Another figure was entering Ruthie’s, torso swathed in a too-familiar shiny pink raincoat, long elegant limbs tiptapping over the cobbles like fingers drumming on a plate.
SPIDER!
Evan spun on his heel, breathing in, breathing out.
The shakes were fine. Those he could handle. He refused to vomit, not again or here, and definitely not out in the open. The thing was surely inside the caf by now.
It’d be out again in an instant, scurrying along the road with terrifying unpredictability–
Making Ruthie’s another place he couldn’t go.
Damn.
Couldn’t go yet. The rephrasing was important. He’d achieved so much these past twenty weeks. Thunder banged along the buildings, rattling windows. Once, he’d have run in terror. This time, he barely flinched. He’d made progress—which was why he was here, after all, serving in the Commonwealth’s embassy on Urgia Prime, in this city. You couldn’t avoid the weather and you couldn’t avoid the Urgians, with their boneless bodies and arms like so many snakes.
Habituation was the only way. And worked, Evan reminded himself, however tedious the wait. He was doing well. Better than expected, really. He was comfortable interacting with Urgians, so long as he didn’t have to touch an arm—
Until this. He wasn’t ready, in any sense, for an added challenge. By all he’d checked and researched, he should have been able to avoid the arachnoid Popeakans, who were shy and reclusive and stayed within their own embassy.
Except for this one, intent on contaminating every eatery in the city until there was no place left safe to enter–
Gorge rose in his throat and Evan swallowed. Like any other alien on Embassy Row, the being was about ril’s business. Ril was the pronoun for undeclared gender, Popeakans having five of increasing self-absorption, and clearly the polite default when encountering one swathed in a pink raincoat.

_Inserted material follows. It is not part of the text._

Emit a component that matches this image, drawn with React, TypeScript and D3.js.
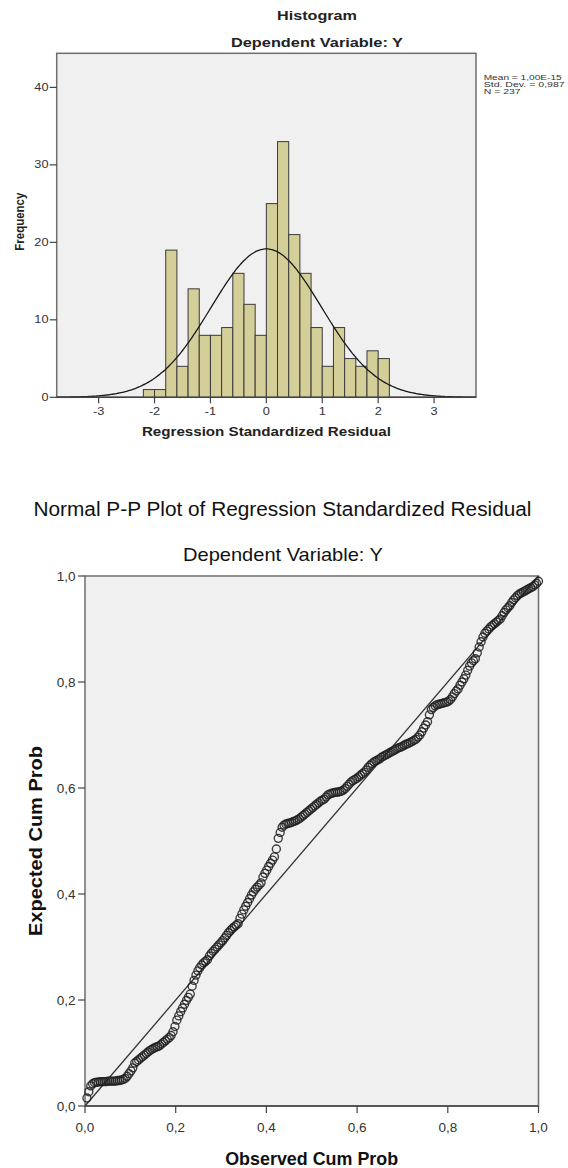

If not doing one’s utmost to prevent such encounters. When he’d learned how close the Popeakan Embassy was to theirs, he’d vomited, quietly, in the office restroom.
—yet, Evan told himself, walking away.
An art, the walk of Evan Gooseberry, Junior Political Assistant, composed of precise and thoughtful steps, with nary a slip and never an intrusion into another being’s space. From his point of view, passersby were more concerned with their own footing on the cobbles and the tendency of larger beings to, deliberately or not, run over those smaller. He took quiet satisfaction in his seeming invisibility.
An invisibility solely in his mind, for the walk of Evan Gooseberry had done more to advance Human diplomacy among the contrary species of Embassy Row than any promises or proposals by his superiors, the Commonwealth—and humanity–being recent arrivals in this well-settled and highly civilized portion of space.
Nor were any of his steps wasted. Evan knew to a heartbeat how far he could wander from the modest if sturdy building housing the Human contingent on Kateen and make it back to his workstation in ample time.
A quarter of his allotted break over meant he was down to Caf o’Borden. Thunder rumbled and Evan brightened. Buttered sweet roll, it was.